Qu’est-ce qu’une source ? Cette notion « renvoie à la provenance, à l’origine de l’information considérée. Pour cela, elle interroge l’auteur, l’éditeur, le média, c’est-à-dire les personnes et les organismes qui produisent et influencent ce discours. Connaître la source permet d’identifier le type d’information produit (journalistique, scientifique, promotionnelle, etc.) et d’estimer sa validité. Interroger la source revient à rendre compte de la notoriété et de la caution intellectuelle dont bénéficient ses acteurs le cas échéant » (Wikinotions InfoDoc).

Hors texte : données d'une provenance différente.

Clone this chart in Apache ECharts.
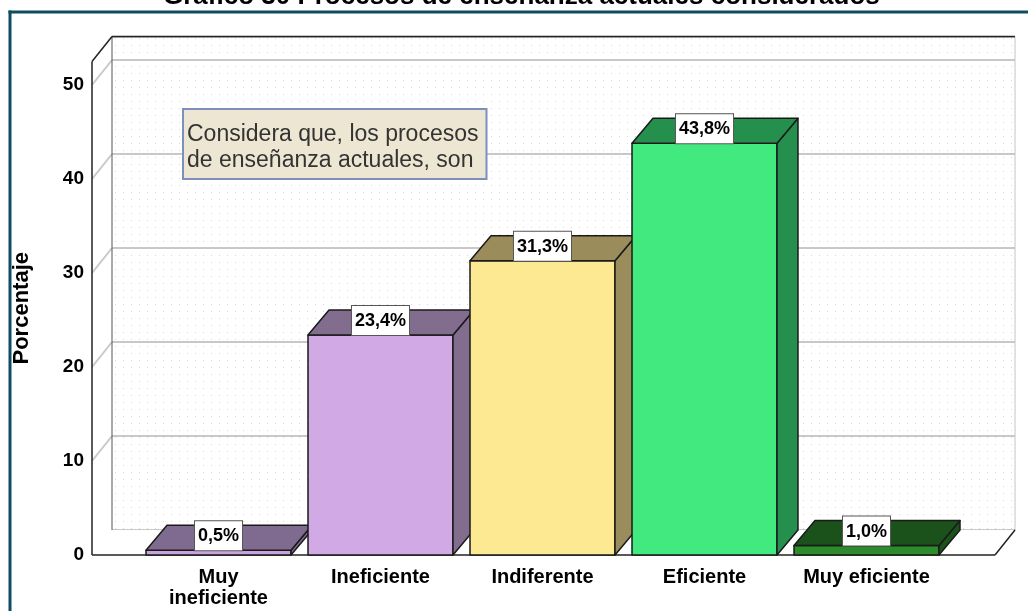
<!DOCTYPE html>
<html>
<head>
<meta charset="utf-8">
<title>Procesos de enseñanza actuales considerados</title>
<script src="https://cdn.jsdelivr.net/npm/echarts@6.0.0/dist/echarts.min.js"></script>
<style>
  html, body { margin: 0; padding: 0; background: #fff; }
  #chart { width: 1028px; height: 611px; }
</style>
</head>
<body>
<div id="chart"></div>
<script>
// datos del gráfico
const categories = ['Muy ineficiente', 'Ineficiente', 'Indiferente', 'Eficiente', 'Muy eficiente']
const xTickLabels = ['Muy\nineficiente', 'Ineficiente', 'Indiferente', 'Eficiente', 'Muy eficiente']
const percentValues = [0.5, 23.4, 31.3, 43.8, 1.0]
const yTicks = [0, 10, 20, 30, 40, 50]

// colores de cada barra (cara frontal / cara superior y lateral)
const frontColors = ['#c9a3df', '#d1aae5', '#fee993', '#42e97f', '#2d8b2d']
const sideColors = ['#7f6b8f', '#826d8f', '#9b8d5b', '#25904e', '#1b521b']

const FONT = '"Liberation Sans", Arial, sans-serif'
// desplazamiento de profundidad del efecto 3D
const DX = 20
const DY = -25
const BAR_DX = 21
const Y_MAX = 52.5
const BAR_RATIO = 0.895

const fmtPct = v => v.toFixed(1).replace('.', ',') + '%'

// patrón de puntos de la pared del fondo
function dotPattern () {
  const c = document.createElement('canvas')
  c.width = 8
  c.height = 7
  const ctx = c.getContext('2d')
  ctx.fillStyle = '#ffffff'
  ctx.fillRect(0, 0, 8, 7)
  ctx.fillStyle = '#d6d6d6'
  ctx.fillRect(3, 3, 1, 1)
  return c
}

// suelo, pared izquierda y aristas
function renderFrame (params, api) {
  const cs = params.coordSys
  const x0 = cs.x
  const x1 = cs.x + cs.width
  const y0 = api.coord([0, 0])[1]
  const yt = cs.y
  const dark = { stroke: '#222', lineWidth: 1.5 }
  const mid = { stroke: '#555', lineWidth: 1 }
  const light = { stroke: '#c4c4c4', lineWidth: 1 }
  const children = [
    { type: 'polygon', shape: { points: [[x0, y0], [x1, y0], [x1 + DX, y0 + DY], [x0 + DX, y0 + DY]] }, style: { fill: '#fff' } },
    { type: 'polygon', shape: { points: [[x0, y0], [x0 + DX, y0 + DY], [x0 + DX, yt + DY], [x0, yt]] }, style: { fill: '#fff' } }
  ]
  yTicks.forEach(t => {
    if (t === 0) return
    const y = api.coord([0, t])[1]
    children.push({ type: 'line', shape: { x1: x0, y1: y, x2: x0 + DX, y2: y + DY }, style: { stroke: '#c8c8c8', lineWidth: 2 } })
  })
  children.push(
    { type: 'line', shape: { x1: x0 + DX, y1: y0 + DY, x2: x0 + DX, y2: yt + DY }, style: mid },
    { type: 'line', shape: { x1: x1 + DX, y1: y0 + DY, x2: x1 + DX, y2: yt + DY }, style: light },
    { type: 'line', shape: { x1: x0, y1: y0, x2: x1, y2: y0 }, style: dark },
    { type: 'line', shape: { x1: x1, y1: y0, x2: x1 + DX, y2: y0 + DY }, style: dark },
    { type: 'line', shape: { x1: x0, y1: y0, x2: x0, y2: yt }, style: dark },
    { type: 'line', shape: { x1: x0, y1: yt, x2: x0 + DX, y2: yt + DY }, style: dark },
    { type: 'line', shape: { x1: x0 + DX, y1: yt + DY, x2: x1 + DX, y2: yt + DY }, style: dark }
  )
  return { type: 'group', children }
}

// barras en 3D
function renderBar (params, api) {
  const i = api.value(0)
  const v = api.value(1)
  const base = api.coord([i, 0])
  const top = api.coord([i, v])
  const w = api.size([1, 0])[0] * BAR_RATIO
  const xl = base[0] - w / 2
  const xr = base[0] + w / 2
  const yb = base[1]
  const yt = top[1]
  const edge = { stroke: '#1a1a1a', lineWidth: 1.5, lineJoin: 'round' }
  return {
    type: 'group',
    children: [
      { type: 'polygon', shape: { points: [[xl, yb], [xr, yb], [xr, yt], [xl, yt]] }, style: Object.assign({ fill: frontColors[i] }, edge) },
      { type: 'polygon', shape: { points: [[xr, yb], [xr + BAR_DX, yb + DY], [xr + BAR_DX, yt + DY], [xr, yt]] }, style: Object.assign({ fill: sideColors[i] }, edge) },
      { type: 'polygon', shape: { points: [[xl, yt], [xr, yt], [xr + BAR_DX, yt + DY], [xl + BAR_DX, yt + DY]] }, style: Object.assign({ fill: sideColors[i] }, edge) },
      {
        type: 'text',
        x: base[0],
        y: yt,
        style: {
          text: fmtPct(v),
          fontSize: 18,
          fontWeight: 'bold',
          fontFamily: FONT,
          fill: '#000',
          align: 'center',
          verticalAlign: 'bottom',
          backgroundColor: '#fff',
          borderColor: '#555',
          borderWidth: 1,
          padding: [6, 3, 5, 3]
        }
      }
    ]
  }
}

const chart = echarts.init(document.getElementById('chart'))
const option = {
  backgroundColor: '#fff',
  animation: false,
  title: {
    text: 'Gráfico 30 Procesos de enseñanza actuales considerados',
    left: 163,
    top: -16,
    padding: 0,
    textStyle: { fontSize: 26, fontWeight: 'bold', color: '#000', fontFamily: FONT }
  },
  grid: [
    // plano frontal
    { left: 92, right: 33, top: 61.5, bottom: 56 },
    // pared del fondo
    { left: 92 + DX, right: 33 - DX, top: 61.5 + DY, bottom: 56 - DY, show: true, borderWidth: 0, backgroundColor: { image: dotPattern(), repeat: 'repeat' } },
    // barras
    { left: 137.5, right: 80.5, top: 61.5, bottom: 56 }
  ],
  xAxis: [
    { gridIndex: 0, type: 'value', min: 0, max: 1, show: false },
    { gridIndex: 1, type: 'value', min: 0, max: 1, show: false },
    {
      gridIndex: 2,
      type: 'category',
      data: categories,
      axisLine: { show: false },
      axisTick: { show: false },
      axisLabel: {
        interval: 0,
        margin: 12,
        fontSize: 20,
        lineHeight: 21,
        fontWeight: 'bold',
        color: '#000',
        fontFamily: FONT,
        formatter: (val, idx) => xTickLabels[idx]
      }
    }
  ],
  yAxis: [
    {
      gridIndex: 0,
      type: 'value',
      min: 0,
      max: Y_MAX,
      interval: 10,
      name: 'Porcentaje',
      nameLocation: 'middle',
      nameGap: 59,
      nameTextStyle: { fontSize: 22, fontWeight: 'bold', color: '#000', fontFamily: FONT },
      axisLine: { show: false },
      axisTick: { show: false },
      splitLine: { show: false },
      axisLabel: {
        margin: 8,
        fontSize: 19,
        fontWeight: 'bold',
        color: '#000',
        fontFamily: FONT,
        padding: [10, 0, 0, 0],
        showMaxLabel: false,
        formatter: v => (yTicks.indexOf(v) >= 0 ? String(v) : '')
      }
    },
    {
      gridIndex: 1,
      type: 'value',
      min: 0,
      max: Y_MAX,
      interval: 10,
      axisLine: { show: false },
      axisTick: { show: false },
      axisLabel: { show: false },
      splitLine: { show: true, lineStyle: { color: '#c8c8c8', width: 2 } }
    },
    { gridIndex: 2, type: 'value', min: 0, max: Y_MAX, show: false }
  ],
  series: [
    {
      type: 'custom',
      name: 'marco',
      xAxisIndex: 0,
      yAxisIndex: 0,
      z: 1,
      silent: true,
      data: [[0, 0]],
      renderItem: renderFrame
    },
    {
      type: 'custom',
      name: 'Porcentaje',
      xAxisIndex: 2,
      yAxisIndex: 2,
      z: 3,
      silent: true,
      data: percentValues.map((v, i) => [i, v]),
      renderItem: renderBar
    }
  ],
  graphic: [
    // marco exterior
    { type: 'line', z: 10, shape: { x1: 8.5, y1: 12, x2: 1028, y2: 12 }, style: { stroke: '#0f4c62', lineWidth: 3 } },
    { type: 'line', z: 10, shape: { x1: 10, y1: 10.5, x2: 10, y2: 611 }, style: { stroke: '#0f4c62', lineWidth: 3 } },
    // cuadro de texto
    {
      type: 'text',
      z: 10,
      left: 182,
      top: 108,
      style: {
        text: 'Considera que, los procesos\nde enseñanza actuales, son',
        fontSize: 23,
        lineHeight: 26,
        fontFamily: FONT,
        fill: '#333',
        backgroundColor: '#ede6d2',
        borderColor: '#7d8fbe',
        borderWidth: 2,
        padding: [12, 7, 4, 3]
      }
    }
  ]
}
chart.setOption(option)
</script>
</body>
</html>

À quelles difficultés sommes-nous confrontés pour identifier, évaluer, jauger l’information à notre disposition ? Professionnels de l’information et de la documentation, enseignants, chercheurs/chercheuses, formateurs/formatrices, élèves, étudiants sont tous embarqués dans un même « bateau ivre » dont ils ignorent la destination. En effet, l’environnement informationnel est caractérisé par :

  • une surabondance de l’information et une accélération de ses diffusions ;
  • une capacité du numérique à « lisser l’information » : par exemple les marques d’identification (auteur, date,…) sont plus difficiles à repérer ;
  • des critères de popularité qui priment (au détriment de la pertinence) et un mélange entre contenu de nature publicitaire et de nature informative ;
  • une facilité à manipuler l’information (et une propagation accélérée sur les réseaux sociaux) : manipulations subtiles, indécelables ;
  • un accès abondant à une information dont on ne sait ni par qui ni comment elle a été créée, éditée, diffusée, sélectionnée. En effet, se côtoient contenus édités et contenus autoproduits ;
  • des contenus hétérogènes : reportage qui mêle paroles de scientifiques et témoignages, docufiction qui « raconte » l’histoire tout en poursuivant un but d’information.

Distinguer les contenus fiables des contenus de piètre qualité n’est pas une compétence acquise une fois pour toutes. Ainsi, pour Alexandre Serres (référent Intégrité scientifique, université Rennes 2) la crédibilité est une qualité perçue, plus proche d’un sentiment que d’une qualité factuelle. Elle repose sur la confiance, sa construction s’élabore intellectuellement mais se fonde aussi sur des croyances. Le paradoxe est que pour faire confiance, il faut apprendre à douter. Cette posture peut être déstabilisante 4 mais est au cœur même de la démarche scientifique et de l’activité de recherche d’information. Il ne s’agit pas uniquement d’identifier les sources et d’examiner leur fiabilité, mais également de savoir comment l’information parvient jusqu’à nous (sur recommandation d’un enseignant, d’un bibliothécaire, relayée par un réseau social grand public, un réseau social universitaire, ou trouvée à partir d’une recherche sur un moteur de recherche généraliste, une base de données disciplinaire, un moteur de recherche académique). Il convient donc de donner les outils pour aborder, par une approche continuellement réflexive, des objets d’information aux apparences parfois trompeuses.

La présence de la rectrice de l’académie de Grenoble et du recteur de l’académie de Clermont-Ferrand soulignait la forte préoccupation de l’Éducation nationale sur cette question des désordres de l’information.

La journée s’est terminée sur l’intervention, pour la CPU, de Carle Bonafous-Murat (président de l’Université Sorbonne Nouvelle). La désinformation est un enjeu démocratique majeur et la CPU souhaite mettre en place un plan d’action en plusieurs volets. Carle Bonafous-Murat a également évoqué le rôle des bibliothèques universitaires dans cette lutte. Pour rappel, en juin 2018, l’ADBU avait organisé la journée d’étude Lutte contre les fake news – quels défis pour l’information scientifique, les bibliothèques et les journalistes ? La journée du 16 octobre 2018 a montré que cette lutte était également un défi pour les enseignants, enseignants-chercheurs et formateurs de l’école à l’université, et la nécessité de nouer des collaborations pour instaurer des continuums de formation.